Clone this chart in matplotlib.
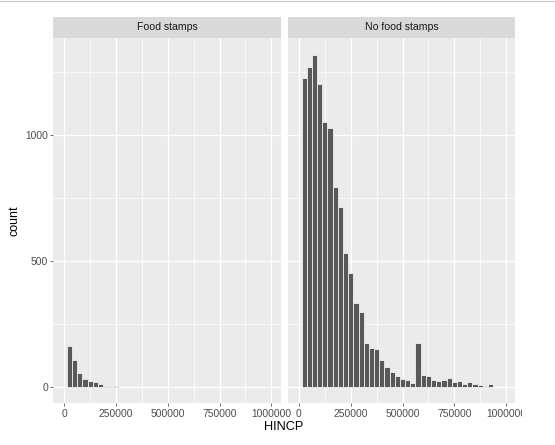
import numpy as np
import matplotlib
matplotlib.use("Agg")
import matplotlib.pyplot as plt
from matplotlib.patches import Rectangle
from matplotlib.lines import Line2D

plt.rcParams["font.family"] = ["Liberation Sans", "DejaVu Sans"]

# histogram bins (HINCP), binwidth 25000
BIN_START = 12500
BIN_WIDTH = 25000

panels = ["Food stamps", "No food stamps"]

counts_food = [162, 106, 53, 31, 22, 18, 12, 4, 2, 1,
               0, 0, 0, 0, 0, 0, 0, 0, 0, 0,
               0, 0, 0, 0, 0, 0, 0, 0, 0, 0,
               0, 0, 0, 0, 0, 0, 0, 0, 0, 0]

counts_nofood = [1226, 1271, 1320, 1204, 1053, 1028, 794, 716, 530, 451,
                 334, 298, 172, 153, 151, 105, 80, 58, 44, 31,
                 25, 16, 172, 48, 43, 27, 23, 25, 36, 20,
                 23, 12, 20, 9, 5, 2, 12, 0, 0, 0]

x_ticks = [0, 250000, 500000, 750000, 1000000]
x_minor = [125000, 375000, 625000, 875000]
y_ticks = [0, 500, 1000]
y_minor = [250, 750, 1250]

W, H = 555, 445
fig = plt.figure(figsize=(W / 100, H / 100), dpi=100)


def fx(px):
    return px / W


def fy(py):
    return 1 - py / H


panel_left = [53.3, 288.0]
panel_w = 227.4
panel_top, panel_bot = 38.0, 403.3
strip_top = 17.0

bin_left = BIN_START + BIN_WIDTH * np.arange(len(counts_nofood))
axes = []
for i, (name, cnt) in enumerate(zip(panels, [counts_food, counts_nofood])):
    ax = fig.add_axes([fx(panel_left[i]), fy(panel_bot), panel_w / W, (panel_bot - panel_top) / H])
    ax.set_facecolor("#EBEBEB")
    for v in x_minor:
        ax.axvline(v, color="white", lw=0.5, zorder=0.5)
    for v in y_minor:
        ax.axhline(v, color="white", lw=0.5, zorder=0.5)
    for v in x_ticks:
        ax.axvline(v, color="white", lw=1.0, zorder=0.6)
    for v in y_ticks:
        ax.axhline(v, color="white", lw=1.0, zorder=0.6)
    ax.bar(bin_left, cnt, width=BIN_WIDTH, align="edge", color="#595959",
           edgecolor="white", linewidth=0.5, zorder=2)
    ax.set_xlim(-53000, 1045000)
    ax.set_ylim(-66, 1386)
    for s in ax.spines.values():
        s.set_visible(False)
    ax.set_xticks(x_ticks)
    ax.set_xticklabels([str(v) for v in x_ticks])
    ax.tick_params(axis="both", length=2.4, width=0.5, color="#333333",
                   labelcolor="#4D4D4D", labelsize=7.4, pad=1.5)
    if i == 0:
        ax.set_yticks(y_ticks)
        ax.set_yticklabels([str(v) for v in y_ticks])
    else:
        ax.set_yticks([])
    ax.minorticks_off()
    axes.append(ax)

    # facet strip
    sax = fig.add_axes([fx(panel_left[i]), fy(panel_top), panel_w / W, (panel_top - strip_top) / H])
    sax.set_facecolor("#D9D9D9")
    sax.set_xticks([])
    sax.set_yticks([])
    for s in sax.spines.values():
        s.set_visible(False)
    sax.text(0.5, 0.5, name, ha="center", va="center", fontsize=7.6,
             color="#1A1A1A", transform=sax.transAxes)

fig.text(fx(15), fy(220.5), "count", rotation=90, ha="center", va="center", fontsize=9.0)
fig.text(fx(284), fy(427.5), "HINCP", ha="center", va="center", fontsize=9.2)

# the original image is cut on the right and has a thin border on top
fig.add_artist(Rectangle((fx(522), 0), 1 - fx(522), 1, transform=fig.transFigure,
                         facecolor="white", edgecolor="none", zorder=10))
fig.add_artist(Line2D([0, 1], [1 - 0.6 / H, 1 - 0.6 / H], transform=fig.transFigure,
                      color="#C8C8C8", lw=0.8, zorder=11))

fig.savefig("out.png", dpi=100, facecolor="white")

__Request__
Your answer should be one number: how many lines in the material above contain the string "matplotlib".

__Solution to the problem__
6